Horwitz ist auch deshalb so gut, weil er gar nicht erst den Versuch unternimmt, den Habitus seines Idols zu kopieren. Er bleibt Interpret, er unterstreicht die Musikalität der Lieder, nicht ihren Gestus, und bleibt als eigenständige Persönlichkeit weithin erkennbar.

Es muss für ihn die Erfüllung eines lang gehegten Traumes sein, dass ihm nun mit dem NDR Pops Orchestra erstmals ein 80-köpfiges Orchester zur Verfügung stand, um seine Interpretation von 18 der größten Brel-Chansons im Großen Sendesaal des NDR in Hannover aufzuführen. Orchesterleiter Enrique Ugarte arrangierte die Titel meisterhaft, weil er sich an Horwitz' Interpretation orientierte, nicht an den alten Aufnahmen der Originalfassungen von Brels Orchester. Dieser Prozess ermöglichte auch den Orchestermusikern einen neuen Zugang.

Und so, schreibt Horwitz im Begleitheft der aus den Konzertproben erwachsenen CD-Produktion, sei aus den 80 Musikern "eine mitreißende Schauspieltruppe" geworden, "aus den unterschiedlichsten Arrangements ein bewegendes Theaterstück, aus dem Konzert die Bühne, auf der die Gestrandeten, die Betrogenen, die Verlierer und die, die den täglichen Kampf noch nicht aufgegeben haben, endlich zu Wort kamen."
Der CD-Veröffentlichung folgen nun weitere Auftritte von Horwitz und dem NDR Pops Orchestra (dahinter verbirgt sich die Radiophilharmonie Hannover).

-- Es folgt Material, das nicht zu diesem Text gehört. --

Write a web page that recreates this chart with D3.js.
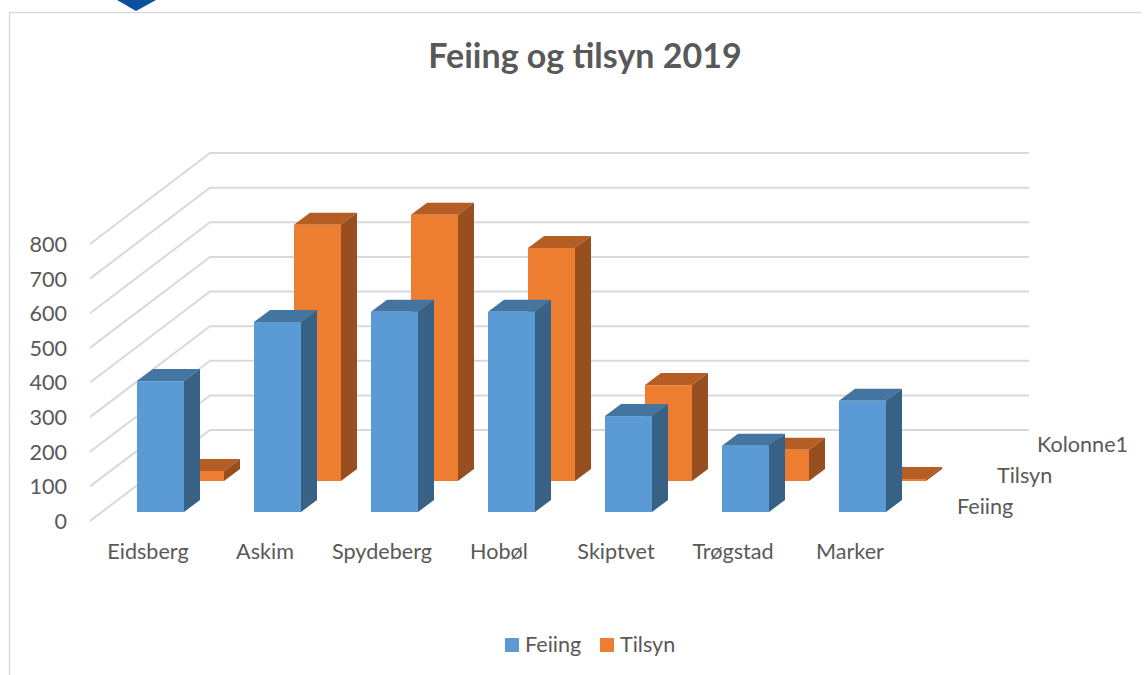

Horwitz hat sich dafür sogar ein neues Standbein zugelegt: "Ne me quitte pas" erschien in der eigens von ihm gegründeten Schallplattenfirma "Rosenkranz & Guildenstern". Doch damit nicht genug. Künftig, ließ er wissen, "soll mein Label zum einen thematisch und inhaltlich einen starken Weimar-Bezug haben. Die Weimarer Klassik wird natürlich eine Rolle spielen, ebenso andere Autoren, die in/von Weimar inspiriert wurden." Spätestens hier wird klar: Unter den singenden Schauspielern (und umgekehrt) bildet Dominique Horwitz längst seine eigene Gruppe. Chapeau!